Exercise objective.
Exact reproduction of the data is required, with images excluded.

Recorded data.
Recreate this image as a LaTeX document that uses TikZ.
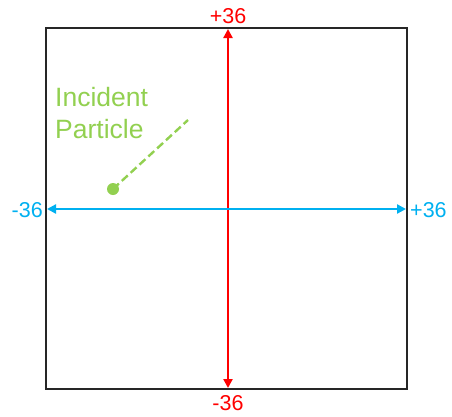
\documentclass[tikz,border=0pt]{standalone}
\usepackage{fontspec}
\setmainfont{Liberation Sans}
\usetikzlibrary{arrows.meta}
\definecolor{axred}{RGB}{255,0,0}
\definecolor{axblue}{RGB}{0,176,240}
\definecolor{partgreen}{RGB}{146,208,80}
\begin{document}
\begin{tikzpicture}[x=1pt,y=-1pt,
  lbl/.style={font=\fontsize{21.5}{26}\selectfont,inner sep=0pt},
  axis/.style={line width=2.4pt,{Triangle[length=9pt,width=9pt]}-{Triangle[length=9pt,width=9pt]}}]
\useasboundingbox(0,0)rectangle(452,416);
\draw[line width=1.6pt,black!85](46,28)rectangle(407,389);
% axes
\coordinate(top)at(228,29);\coordinate(bot)at(228,388);
\coordinate(lft)at(47,209);\coordinate(rgt)at(406,209);
\draw[axis,axred](bot)--(top);
\draw[axis,axblue](lft)--(rgt);
\node[lbl,text=axred](ytop)at(228,16){+36};
\node[lbl,text=axred](ybot)at(228,403){-36};
\node[lbl,text=axblue,anchor=east](xlft)at(43,210){-36};
\node[lbl,text=axblue,anchor=west](xrgt)at(410,210){+36};
% particle
\node[font=\fontsize{26.5}{32}\selectfont,text=partgreen,align=left,anchor=north west,inner sep=0pt](lab)at(55,87){Incident\\Particle};
\node[circle,fill=partgreen,minimum size=12pt,inner sep=0pt](dot)at(113,189){};
\coordinate(tail)at(188,120);
\draw[partgreen,line width=2.4pt,dash pattern=on 8pt off 4pt](dot.center)--(tail);
\end{tikzpicture}
\end{document}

In response.
Recreate this image as a LaTeX document that uses TikZ.
\documentclass[tikz,border=0pt]{standalone}
\usepackage{fontspec}
\setmainfont{Liberation Sans}
\usetikzlibrary{arrows.meta}
\definecolor{axred}{RGB}{255,0,0}
\definecolor{axblue}{RGB}{0,176,240}
\definecolor{partgreen}{RGB}{146,208,80}
\begin{document}
\begin{tikzpicture}[x=1pt,y=-1pt,
  lbl/.style={font=\fontsize{21.5}{26}\selectfont,inner sep=0pt},
  axis/.style={line width=2.4pt,{Triangle[length=9pt,width=9pt]}-{Triangle[length=9pt,width=9pt]}}]
\useasboundingbox(0,0)rectangle(452,416);
\draw[line width=1.6pt,black!85](46,28)rectangle(407,389);
% axes
\coordinate(top)at(228,29);\coordinate(bot)at(228,388);
\coordinate(lft)at(47,209);\coordinate(rgt)at(406,209);
\draw[axis,axred](bot)--(top);
\draw[axis,axblue](lft)--(rgt);
\node[lbl,text=axred](ytop)at(228,16){+36};
\node[lbl,text=axred](ybot)at(228,403){-36};
\node[lbl,text=axblue,anchor=east](xlft)at(43,210){-36};
\node[lbl,text=axblue,anchor=west](xrgt)at(410,210){+36};
% particle
\node[font=\fontsize{26.5}{32}\selectfont,text=partgreen,align=left,anchor=north west,inner sep=0pt](lab)at(55,87){Incident\\Particle};
\node[circle,fill=partgreen,minimum size=12pt,inner sep=0pt](dot)at(113,189){};
\coordinate(tail)at(188,120);
\draw[partgreen,line width=2.4pt,dash pattern=on 8pt off 4pt](dot.center)--(tail);
\end{tikzpicture}
\end{document}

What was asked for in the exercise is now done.